What would be your favourite album of all time?
Kendrick Lamar’s Good Kid, M.A.A.D City. That album’s crazy, man. I’m a big fan of Men at Work too. Musicians like John Lennon, The Beatles, Dire Straits, Jimi Hendrix. A lot of genres that you probably think I wouldn’t really be interested in, I’m in to it. And it’s crazy, because a lot of the studios I work in now was where they recorded those songs. Jimi Hendrix recorded All Along the Watchtower in the studio that we recorded all our songs in.
How long does it take for you to work on a song?
Flocker and I made this one song driving to the studio in LA. He was in the passenger seat on his laptop. He made the beat in five minutes. Then we literally walked in to the studio, plugged in the beat and laid it down. We had it mixed in an hour. It was like, ‘Sweet, on to the next one.’
When you are in the States and you’re working, producers are banging out four songs a day. That’s how they operate, because it’s a whole different work ethic. I bring that work ethic back here and we just boom, boom, boom, go all the time, just confidently doing music. You’ve got to be moving, because at the end of the day if you don’t, someone else is going to take your place.

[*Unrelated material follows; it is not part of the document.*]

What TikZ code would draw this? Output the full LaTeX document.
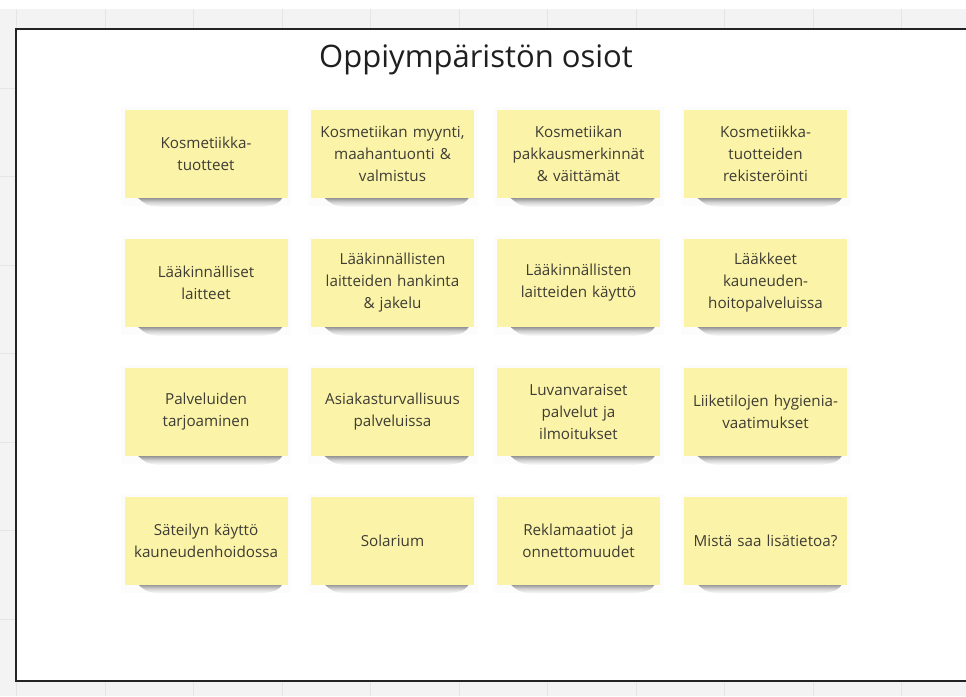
\documentclass[tikz,border=0pt]{standalone}
\usepackage{fontspec}
\setmainfont{Open Sans}
\definecolor{notey}{RGB}{251,244,168}
\definecolor{gridbg}{RGB}{243,243,243}
\definecolor{gridln}{RGB}{229,229,229}
\definecolor{txt}{RGB}{62,60,52}
\definecolor{frameblk}{RGB}{35,35,35}
\begin{document}
\begin{tikzpicture}[x=1pt,y=-1pt,
  note/.style={fill=notey, minimum width=163pt, minimum height=88pt, inner sep=0pt,
    align=center, text width=160pt, text=txt,
    font=\fontsize{15.2}{22}\selectfont},
  titletext/.style={font=\fontsize{31}{34}\selectfont, text=black!88, inner sep=0pt},
  notedrop/.style={top color=black!48, bottom color=white, middle color=black!18}]
\useasboundingbox (0,0) rectangle (966,696);
% board background with grid
\fill[white] (0,0) rectangle (966,696);
\fill[gridbg] (0,9) rectangle (966,696);
\foreach \x in {16.5,105,193.5,282,370.5,459,547.5,636,724.5,813,901.5}
  \draw[gridln, line width=0.8pt] (\x,9) -- (\x,696);
\foreach \y in {88,176.5,265,353.5,442,530.5,619}
  \draw[gridln, line width=0.8pt] (0,\y) -- (966,\y);
% frame
\draw[fill=white, draw=frameblk, line width=2.2pt] (16,29) rectangle (990,681);
% title
\node[titletext] (title) at (476,60) {Oppiympäristön osiot};
% shadows
\foreach \cx in {206,392.5,578.5,765.5}{
  \foreach \cy in {154,283,412,540.5}{
    \fill[black, opacity=0.012] (\cx-85,\cy-47) rectangle (\cx+85,\cy+52);
    \shade[notedrop]
      (\cx-69,\cy+43) -- (\cx+77,\cy+43)
      .. controls (\cx+72,\cy+50) .. (\cx+56,\cy+53)
      -- (\cx-48,\cy+53)
      .. controls (\cx-60,\cy+51) .. (\cx-69,\cy+43) -- cycle;
  }
}
% notes
\node[note] (n11) at (206,154) {Kosmetiikka-\\tuotteet};
\node[note] (n12) at (392.5,154) {Kosmetiikan myynti,\\maahantuonti \&\\valmistus};
\node[note] (n13) at (578.5,154) {Kosmetiikan\\pakkausmerkinnät\\\& väittämät};
\node[note] (n14) at (765.5,154) {Kosmetiikka-\\tuotteiden\\rekisteröinti};
\node[note] (n21) at (206,283) {Lääkinnälliset\\laitteet};
\node[note] (n22) at (392.5,283) {Lääkinnällisten\\laitteiden hankinta\\\& jakelu};
\node[note] (n23) at (578.5,283) {Lääkinnällisten\\laitteiden käyttö};
\node[note] (n24) at (765.5,283) {Lääkkeet\\kauneuden-\\hoitopalveluissa};
\node[note] (n31) at (206,412) {Palveluiden\\tarjoaminen};
\node[note] (n32) at (392.5,412) {Asiakasturvallisuus\\palveluissa};
\node[note] (n33) at (578.5,412) {Luvanvaraiset\\palvelut ja\\ilmoitukset};
\node[note] (n34) at (765.5,412) {Liiketilojen hygienia-\\vaatimukset};
\node[note] (n41) at (206,540.5) {Säteilyn käyttö\\kauneudenhoidossa};
\node[note] (n42) at (392.5,540.5) {Solarium};
\node[note] (n43) at (578.5,540.5) {Reklamaatiot ja\\onnettomuudet};
\node[note] (n44) at (765.5,540.5) {Mistä saa lisätietoa?};
\end{tikzpicture}
\end{document}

How do you find the difference in the industry over in the States to here in New Zealand?
Huge difference. I find it so much easier in the States. People love working with me in the US. In America, people want to work with each other more because they know that teamwork makes the dream work. Whereas here, I feel like everyone’s got their own circle. It’s super cliquey and that’s not me. That’s not what we’re about. We like to bring the good vibes back [to New Zealand] with us.
What’s the best piece of advice you’ve ever been given?

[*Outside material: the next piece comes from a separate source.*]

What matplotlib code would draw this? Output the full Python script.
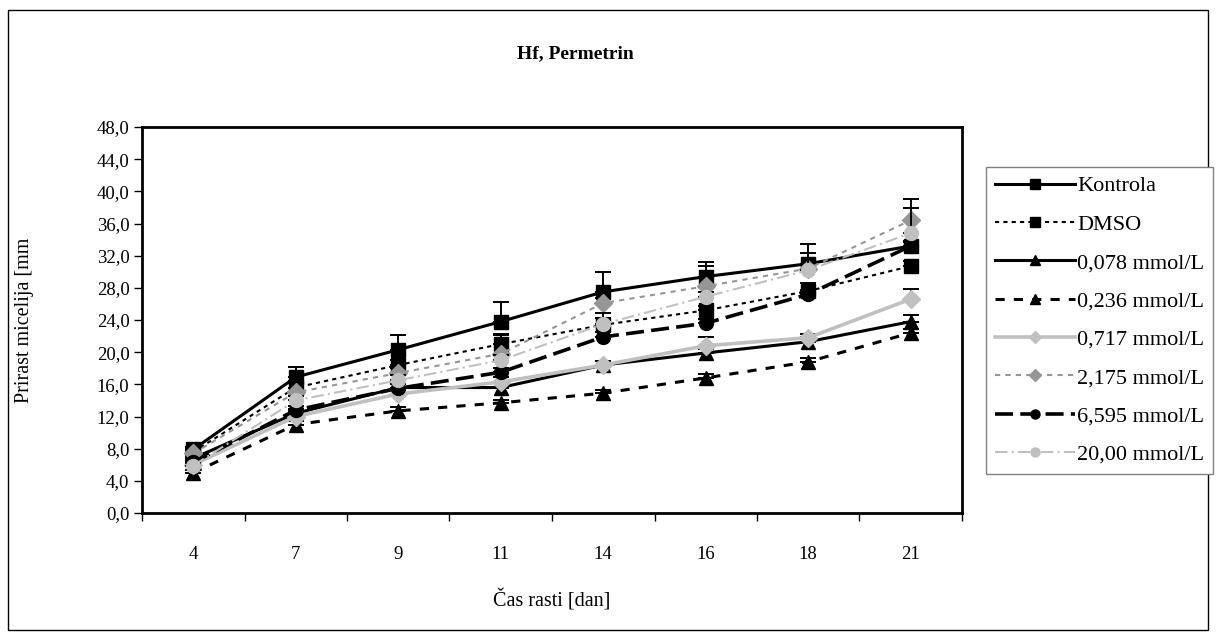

I learnt this recently and this is probably the best advice that I’ve been given. Martial arts, like jujitsu, I’ve seen them take 15, sometimes 20 years to get black belts! And those guys say they got there because they just kept going back. If you put that in to the context of music, where you keep turning up to the studio, the chances are they’re going to listen to your stuff and make a hit.
Honestly, just keep going. Snoop said that to me ‘Just keep doing what you’re doing.’
What does the future look like for you?
We’ve got big, big plans for the future. We dropped our second album in February and we’ve got a single coming out on the first day of every month with a video. We stepped up, big time. I’ve got a really good team right now and I’m really excited. Everything that I dreamed of is coming together. Creativity and business are two completely different things in the industry. They’re quite hard to blend together. When I’m in my business mode, I’m in a business mode. When I’m in creative mode, I’m in a creative mode. Hopefully, I can balance the two.
With my new album, a whole lot of new songs with Lifestyle with Snoop dropping. 2019 is going to be a really good year for us. For sure.